Another positive obligation is the state’s “obligation to fulfill” the human rights standards by taking appropriate measures to ensure that human rights standard is attained. Therefore, states have to provide remedies to address a faulty trial, or guarantee access to education, or intervene in situations of torture.

The authors also stress the importance of recognising that there is a dialectical relationship between the obligations placed on the state and the claims of those who feel their rights have been violated. So the claimants of rights are not simply “beneficiaries” but have often engaged in a struggle for, and won recognition of, specific rights – a struggle that remains central to ESC rights.

The history of human rights law indicates that human rights were intended to protect the individual against excessive use of state power, and the key conventions make explicit that only states hold human rights obligations.

But what about “nonstate” actors? As the book notes, in the changing environment at both the national and international levels, nonstate actors such as corporations, fundamentalist groups and armed opposition groups are having an increasing impact on the enjoyment of ESC rights. International human rights law does not oblige private actors (whether corporations or others) to act in particular ways, and therefore they cannot be brought to account directly through human rights law.

However, human rights obligations can be imposed on nonstate actors such as corporations by national constitutions or laws. For example, courts in some countries, such as the Supreme Court in India, have placed human rights obligations directly on nonstate actors such as corporations dumping poisonous effluents into rivers and threatening the fishing livelihoods of local communities.

Moreover, human rights law does oblige states to regulate the conduct of nonstate actors, including corporations, to ensure that they do not commit human rights abuses. For example, in 1997, a United States district court judge ruled that victims of forced labour and other gross human rights violations could bring suit against the Unocal Corporation, for its joint participation in a petroleum pipeline project with the Burmese military junta in which Burmese people were used as forced labour and atrocities committed against them.

Needs as rights

Human rights language has emerged out of struggles to protect the rights of the politically marginalised peoples, particularly of individuals and communities displaced or dispossessed of cultures and livelihoods, of their homes, fields, farms and commons by conventional economic development. The human rights-based approach offers tools so that states or corporations are forced to respect the inviolability of humans, based on the belief that if we all have the same needs, we have the same rights.

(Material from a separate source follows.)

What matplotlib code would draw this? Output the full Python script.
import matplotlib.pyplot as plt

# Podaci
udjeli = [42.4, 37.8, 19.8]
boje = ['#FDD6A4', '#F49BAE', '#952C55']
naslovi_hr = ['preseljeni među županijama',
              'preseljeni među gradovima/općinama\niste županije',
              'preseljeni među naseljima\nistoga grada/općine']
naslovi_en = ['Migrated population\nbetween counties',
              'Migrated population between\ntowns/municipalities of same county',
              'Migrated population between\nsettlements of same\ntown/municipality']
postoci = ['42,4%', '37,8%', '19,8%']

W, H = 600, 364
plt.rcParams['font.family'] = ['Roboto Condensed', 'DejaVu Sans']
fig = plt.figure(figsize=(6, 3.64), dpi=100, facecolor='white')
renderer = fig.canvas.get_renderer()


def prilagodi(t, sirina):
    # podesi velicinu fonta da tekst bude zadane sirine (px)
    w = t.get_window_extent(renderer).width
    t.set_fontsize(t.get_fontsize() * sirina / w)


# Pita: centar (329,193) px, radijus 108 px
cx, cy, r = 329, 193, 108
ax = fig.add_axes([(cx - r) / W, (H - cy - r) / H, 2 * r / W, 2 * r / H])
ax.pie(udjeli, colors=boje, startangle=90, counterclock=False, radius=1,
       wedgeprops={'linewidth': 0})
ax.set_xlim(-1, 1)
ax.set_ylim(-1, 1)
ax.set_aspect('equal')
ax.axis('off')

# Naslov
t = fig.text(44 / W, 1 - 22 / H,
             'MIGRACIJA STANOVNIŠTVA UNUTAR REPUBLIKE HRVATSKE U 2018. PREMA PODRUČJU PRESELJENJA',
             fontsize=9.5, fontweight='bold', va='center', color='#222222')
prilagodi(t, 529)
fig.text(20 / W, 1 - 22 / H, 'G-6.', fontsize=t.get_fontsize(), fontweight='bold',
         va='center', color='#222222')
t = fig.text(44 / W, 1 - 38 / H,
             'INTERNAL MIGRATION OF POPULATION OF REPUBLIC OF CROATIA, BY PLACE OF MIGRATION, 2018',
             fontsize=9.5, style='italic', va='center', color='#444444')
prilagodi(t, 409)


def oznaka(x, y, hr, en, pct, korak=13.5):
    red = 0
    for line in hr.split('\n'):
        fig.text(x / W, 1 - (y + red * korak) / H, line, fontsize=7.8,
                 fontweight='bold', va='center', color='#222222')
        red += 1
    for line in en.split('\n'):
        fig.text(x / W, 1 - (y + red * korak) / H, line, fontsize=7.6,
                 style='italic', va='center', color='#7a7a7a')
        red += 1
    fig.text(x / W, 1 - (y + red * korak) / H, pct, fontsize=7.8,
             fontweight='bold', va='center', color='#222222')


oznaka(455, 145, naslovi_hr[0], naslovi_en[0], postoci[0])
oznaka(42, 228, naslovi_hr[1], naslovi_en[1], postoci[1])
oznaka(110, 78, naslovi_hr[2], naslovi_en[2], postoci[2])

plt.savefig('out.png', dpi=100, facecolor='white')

Yet, we also recognise our mutual humanity in our differences, in our individuality, in our history, in the faithful discharge of our particular culture of obligations. In his powerful book about human rights and social needs, The Needs of Strangers, Michael Ignatieff notes that beneath the duties that tie us to individuals, there ought to be a duty that ties us to all men and women whatever their relation to us.

However, he states, beneath the social and the historical, there is nothing at all: “The abstract subjects created by our century of tyranny and terror cannot be protected by abstract doctrines of universal human needs and universal human rights, and not merely because these doctrines are words, and whips are things. The problem is not to defend universality, but to give these abstract individuals the chance to become real, historical individuals again, with the social relations and the power to protect themselves”.

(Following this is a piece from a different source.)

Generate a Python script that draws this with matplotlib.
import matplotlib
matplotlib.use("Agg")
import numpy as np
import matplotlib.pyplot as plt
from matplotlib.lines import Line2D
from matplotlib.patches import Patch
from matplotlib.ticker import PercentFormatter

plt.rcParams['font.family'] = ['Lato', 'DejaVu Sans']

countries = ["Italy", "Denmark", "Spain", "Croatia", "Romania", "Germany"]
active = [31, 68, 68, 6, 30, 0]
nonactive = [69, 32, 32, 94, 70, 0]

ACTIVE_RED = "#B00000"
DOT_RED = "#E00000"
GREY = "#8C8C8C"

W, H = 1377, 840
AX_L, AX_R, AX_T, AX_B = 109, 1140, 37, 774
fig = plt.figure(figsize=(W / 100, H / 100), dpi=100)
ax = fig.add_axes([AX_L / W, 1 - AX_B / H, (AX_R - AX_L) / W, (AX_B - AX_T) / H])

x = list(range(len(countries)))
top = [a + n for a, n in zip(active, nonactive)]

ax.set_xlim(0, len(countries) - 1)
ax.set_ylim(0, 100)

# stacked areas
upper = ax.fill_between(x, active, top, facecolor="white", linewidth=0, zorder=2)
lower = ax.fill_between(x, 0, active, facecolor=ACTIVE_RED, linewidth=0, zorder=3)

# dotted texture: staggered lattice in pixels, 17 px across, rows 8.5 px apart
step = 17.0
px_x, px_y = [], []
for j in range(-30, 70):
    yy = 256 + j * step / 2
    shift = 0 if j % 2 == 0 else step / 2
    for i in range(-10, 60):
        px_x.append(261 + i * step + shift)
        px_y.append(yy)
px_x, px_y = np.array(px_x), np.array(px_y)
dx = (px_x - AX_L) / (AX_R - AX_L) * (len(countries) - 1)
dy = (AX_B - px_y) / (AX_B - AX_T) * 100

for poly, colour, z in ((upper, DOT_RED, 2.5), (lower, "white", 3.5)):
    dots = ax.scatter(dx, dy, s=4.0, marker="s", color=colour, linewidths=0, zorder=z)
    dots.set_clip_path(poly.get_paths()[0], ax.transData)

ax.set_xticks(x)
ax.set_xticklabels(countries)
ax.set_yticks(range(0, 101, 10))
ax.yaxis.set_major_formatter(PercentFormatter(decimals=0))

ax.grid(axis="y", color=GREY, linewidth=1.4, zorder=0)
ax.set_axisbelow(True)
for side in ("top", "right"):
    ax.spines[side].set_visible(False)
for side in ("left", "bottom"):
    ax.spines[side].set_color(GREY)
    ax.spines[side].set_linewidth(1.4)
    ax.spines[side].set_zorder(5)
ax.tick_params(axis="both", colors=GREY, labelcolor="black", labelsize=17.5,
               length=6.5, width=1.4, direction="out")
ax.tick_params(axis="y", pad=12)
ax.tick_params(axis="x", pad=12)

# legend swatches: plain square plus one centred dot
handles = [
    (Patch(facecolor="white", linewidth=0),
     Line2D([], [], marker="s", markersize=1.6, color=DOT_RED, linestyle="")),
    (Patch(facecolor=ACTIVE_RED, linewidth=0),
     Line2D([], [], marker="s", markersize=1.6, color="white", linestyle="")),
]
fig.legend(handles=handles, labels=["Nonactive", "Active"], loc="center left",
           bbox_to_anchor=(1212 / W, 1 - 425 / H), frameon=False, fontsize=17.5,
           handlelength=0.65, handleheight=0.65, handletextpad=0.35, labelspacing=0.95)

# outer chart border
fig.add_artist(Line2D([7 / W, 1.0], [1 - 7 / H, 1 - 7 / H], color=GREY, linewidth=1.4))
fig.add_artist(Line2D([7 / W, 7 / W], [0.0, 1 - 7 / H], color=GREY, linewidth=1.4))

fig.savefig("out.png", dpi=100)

Cirlcle of Rights goes some way towards enabling social activists and other groups to support the struggles of the poor and other disadvantaged groups to ensure they are able to claim their economic, social and cultural entitlements as a matter of right.

Circle of Rights. Economic, Social and Cultural Rights Activism: A Training Resource, International Human Rights Internship Program, USA and Asian Forum of Human Rights and Development, Thailand, 2000, p.660.